Ngor had never acted before. Casting director Pat Golden spotted him at a Cambodian wedding in Long Beach.

"I talked to Pat Golden and said I think we should do an improvisation with Haing," Joffé said. "He didn't want to do it at first, but I kind of lulled him into doing something — mainly getting him to describe a few things, and he basically began to act them out. I realized this man was a born actor."
But Ngor didn't want to be in the movie.

"I had to do a lot of arm twisting to get him to be in it," Joffé said. "I said, 'You have to play this part. You have to do it for your country. It will be difficult, but I'll be there.'"

Emotions ran high for the Cambodian refugees who worked on the film. Ngor broke into tears during the scene in which a young girl playing a soldier for the Khmer Rouge pulls out a tomato plant Dith had been growing.
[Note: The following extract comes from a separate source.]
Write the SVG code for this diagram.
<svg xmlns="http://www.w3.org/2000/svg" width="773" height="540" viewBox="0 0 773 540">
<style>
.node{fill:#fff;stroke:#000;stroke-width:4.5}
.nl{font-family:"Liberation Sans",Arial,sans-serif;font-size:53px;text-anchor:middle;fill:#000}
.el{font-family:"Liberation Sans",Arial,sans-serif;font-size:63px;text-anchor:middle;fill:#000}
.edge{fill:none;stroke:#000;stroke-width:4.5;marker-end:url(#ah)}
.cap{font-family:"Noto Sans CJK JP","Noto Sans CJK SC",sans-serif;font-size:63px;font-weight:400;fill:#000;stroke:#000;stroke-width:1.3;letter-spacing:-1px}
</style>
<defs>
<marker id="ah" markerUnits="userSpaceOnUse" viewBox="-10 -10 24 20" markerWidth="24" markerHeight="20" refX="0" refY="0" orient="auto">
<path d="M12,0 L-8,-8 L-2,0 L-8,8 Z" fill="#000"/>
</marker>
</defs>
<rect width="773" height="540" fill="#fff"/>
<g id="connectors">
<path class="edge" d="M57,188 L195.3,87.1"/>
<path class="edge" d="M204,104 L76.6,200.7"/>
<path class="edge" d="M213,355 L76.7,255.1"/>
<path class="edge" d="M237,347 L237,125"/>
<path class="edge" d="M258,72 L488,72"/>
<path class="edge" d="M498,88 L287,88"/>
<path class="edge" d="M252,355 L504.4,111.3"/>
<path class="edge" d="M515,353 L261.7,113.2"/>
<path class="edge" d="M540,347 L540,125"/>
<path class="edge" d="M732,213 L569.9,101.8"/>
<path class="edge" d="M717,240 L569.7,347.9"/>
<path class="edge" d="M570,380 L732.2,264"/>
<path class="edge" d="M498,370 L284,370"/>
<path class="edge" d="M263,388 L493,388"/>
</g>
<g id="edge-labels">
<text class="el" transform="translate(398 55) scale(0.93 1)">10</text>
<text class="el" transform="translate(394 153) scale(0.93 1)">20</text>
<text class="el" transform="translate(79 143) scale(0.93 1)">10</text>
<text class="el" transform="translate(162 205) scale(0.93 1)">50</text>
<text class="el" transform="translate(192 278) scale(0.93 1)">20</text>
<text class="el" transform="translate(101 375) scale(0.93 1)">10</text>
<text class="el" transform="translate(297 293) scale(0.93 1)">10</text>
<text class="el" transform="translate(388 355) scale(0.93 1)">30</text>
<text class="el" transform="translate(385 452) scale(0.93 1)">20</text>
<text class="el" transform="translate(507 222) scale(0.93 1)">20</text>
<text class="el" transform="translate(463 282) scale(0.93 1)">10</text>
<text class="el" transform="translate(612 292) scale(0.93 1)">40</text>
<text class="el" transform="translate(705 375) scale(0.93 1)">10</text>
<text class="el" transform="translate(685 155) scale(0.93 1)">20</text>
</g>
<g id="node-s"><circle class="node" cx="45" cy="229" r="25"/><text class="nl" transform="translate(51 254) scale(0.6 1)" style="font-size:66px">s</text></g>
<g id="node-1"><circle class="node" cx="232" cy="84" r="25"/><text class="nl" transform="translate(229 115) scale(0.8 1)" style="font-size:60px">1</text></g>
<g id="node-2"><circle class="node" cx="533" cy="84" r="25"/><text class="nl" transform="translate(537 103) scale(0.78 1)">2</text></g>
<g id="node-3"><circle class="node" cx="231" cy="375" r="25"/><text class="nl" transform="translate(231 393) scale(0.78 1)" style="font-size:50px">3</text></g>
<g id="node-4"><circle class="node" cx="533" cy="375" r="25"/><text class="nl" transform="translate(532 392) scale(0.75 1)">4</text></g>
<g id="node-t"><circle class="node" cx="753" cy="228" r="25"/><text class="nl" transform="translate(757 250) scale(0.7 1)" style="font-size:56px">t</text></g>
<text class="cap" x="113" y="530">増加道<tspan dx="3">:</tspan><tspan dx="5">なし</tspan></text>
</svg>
"He suddenly stopped in the middle of the scene," Joffé said. Ngor couldn't do it any more. The cold expression on the young girl's face hit too close to home. In the moment, Ngor thought she really was a Khmer Rouge soldier. But Joffe eased his fears and eventually he completed the scene.

Rounding out the cast were John Malkovich as photojournalist Al Rockoff and Julian Sands as British journalist Jon Swain. Sands said the director sent the actors to Thailand a month before shooting started so they could become immersed in the place and the truth of the story.
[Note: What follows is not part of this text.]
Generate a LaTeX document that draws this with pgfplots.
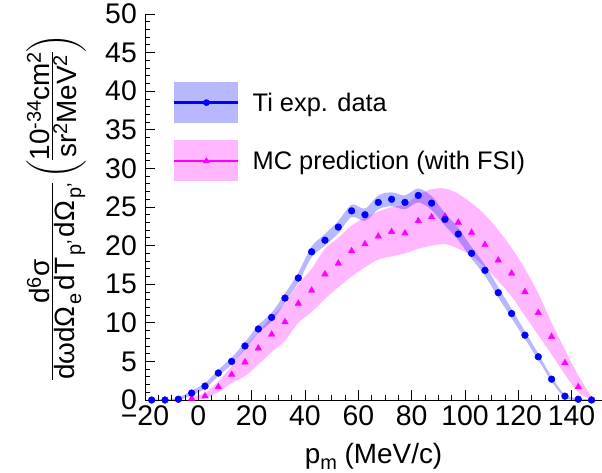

"I remember the profound impact of visiting the Khmer refugee camps on the Thai-Cambodian border and talking to survivors about their experiences with Haing Ngor as translator," said Sands from Puerto Rico, where he is filming the NBC pirate series "Crossbones" with Malkovich.

Eleven years after winning his Oscar, Ngor was shot to death outside his apartment near Dodger Stadium. Waterston recalled that beyond his costar's "tremendous spine," one could also see an "unbelievable gentleness of spirit."

After completing the film, Waterston and Joffé became involved with Cambodian charities. Joffé still visits the country often and with friends started the Cambodia Trust, which makes artificial limbs and operates a prosthetics school. Waterston, who followed his long stint on NBC's "Law & Order" with HBO's "The Newsroom," has lent his support to an American advocacy organization Refugees International. Puttnam frequently visits Cambodia as the prime ministerial trade envoy to that country as well as Vietnam and Laos.

Before "The Killing Fields," Schanberg said, Cambodians "never knew during their time under the Khmer Rouge whether anybody in the outside world knew about what was happening to them. The truth was, that was pretty true. The movie changed that."